Some of the hippies find work, most make friends, and almost all settle on the Island for good. The last part of the book follows, for the most part, a young doctor, Ellen Coulter, coming to Cape Breton to work in 2012. Unlike the group of odd-looking and dubious strangers that arrived forty years earlier, the doctor is alone and has something obvious to offer the community. 

 The Promised Land shows not the differences, but the similarities in their challenges and in the cautious, sometimes comical, but orderly integration of an outsider into a community and how each adapts and absorbs influences from the other. The feature that elevates Conall’s collection above other gentle stories set in small towns comes from this two part approach that forces you to think, compare, and maybe, like me, re-read. 
The book might frustrate those looking for edgy jokes, wrenching drama, or more action. But the slower approach gives you a window on what makes a community work, when it does work, and viewing this phenomenon unfold over decades makes you smile.

Community might make a good default theme for a work of humour.  Certainly, a lot of the Leacock Medal winning books have looked at the nature of small Canadian communities - from the mythical prairie towns of Blossum in Gophers Don’t Pay Taxes and Winego in The Night We stole the Mountie's Car to the sea-sprayed town of The Salt Box, the Fort Vermillion that surrounded the childhood of the Ferguson brothers, and W.P. Kinsella’s Hobbema Reserve.

In his speech at the 2014 Leacock banquet, Conall suggested that in the smaller towns “every voice matters; every person is important.”  But I think the history of Leacock Medal humour shows that this can be achieved in bigger towns too - if those voices and individuals are situated within a smaller entity like the tiny Jewish community in the Sault Ste. Marie of Morley Torgov’s Good Place to Come from youth or in the varied Montreal sub-cultures profiled in Saturday Night at the Bagel Factory.

In forms like army platoons and hockey teams, community shines bright in other Leacock
Medal books, echoing their spiritual inspiration, the Mariposa of Sunshine Sketches.

“Mariposa is not a real town,” Leacock prefaced his book. “On the contrary, it is about seventy or eighty of them.
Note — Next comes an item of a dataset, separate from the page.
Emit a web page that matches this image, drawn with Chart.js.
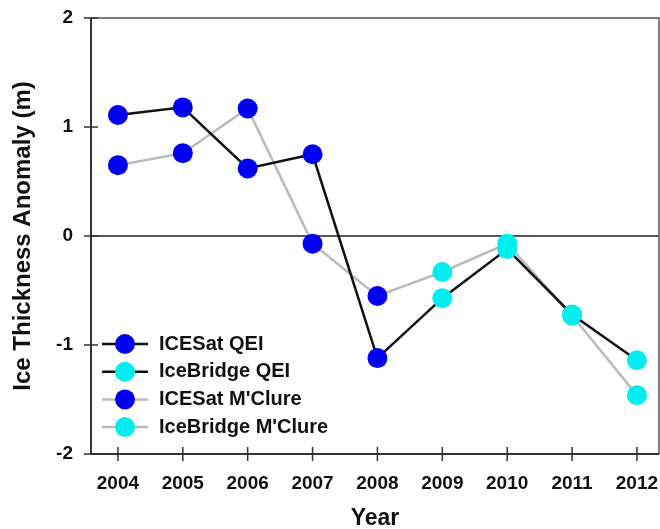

You may find them all the way from Lake Superior to the sea, with the same square streets and the same maple trees and the same churches and hotels, and everywhere the sunshine of the land of hope.”

Community and social responsibility sat at the core of Stephen Leacock’s outlook on life and his works according to scholar Gerald Lynch, who saw the humorist’s philosophy of life as one that valued “moderate, painstaking progress” and balanced “the needs of the interdependent community against the rights of the individual.”

So, The Promised Land does not offend the Leacock Medal tradition, but its win raises the question of whether it might not be time for the award to shift to an edgier perspective and harsher approach to humour writing.  As someone of Bill Conall’s generation and one who could even pass as a Conall Clone in a bad toupee (we even share the Peterborough/Kwartha country connection - see Chronicle Herald story), I admit a bias for the gentle, persevering kind of humour that often gets overlooked in other fora and think that community makes a worthy focus for humour writing.  

The reason that someone filled with wit and exuberance, like my friend Robert, might take his own life or, like others today, might head off to another land to take the lives of others will always have elements of the mysterious. But one cause seems to be a feeling of not fitting in, not belonging, not having a community of support.

In a world torn by forces that divide us and amplify differences, reading and reflecting on a book like The Promised Land, though branded as humour, might be best justified by the prospect of insights into what makes a community tick, not just the hope of another laugh or occasion to smile. But then, according to Leacock, humour is all about kinship, contemplation, and reconciling our incongruities.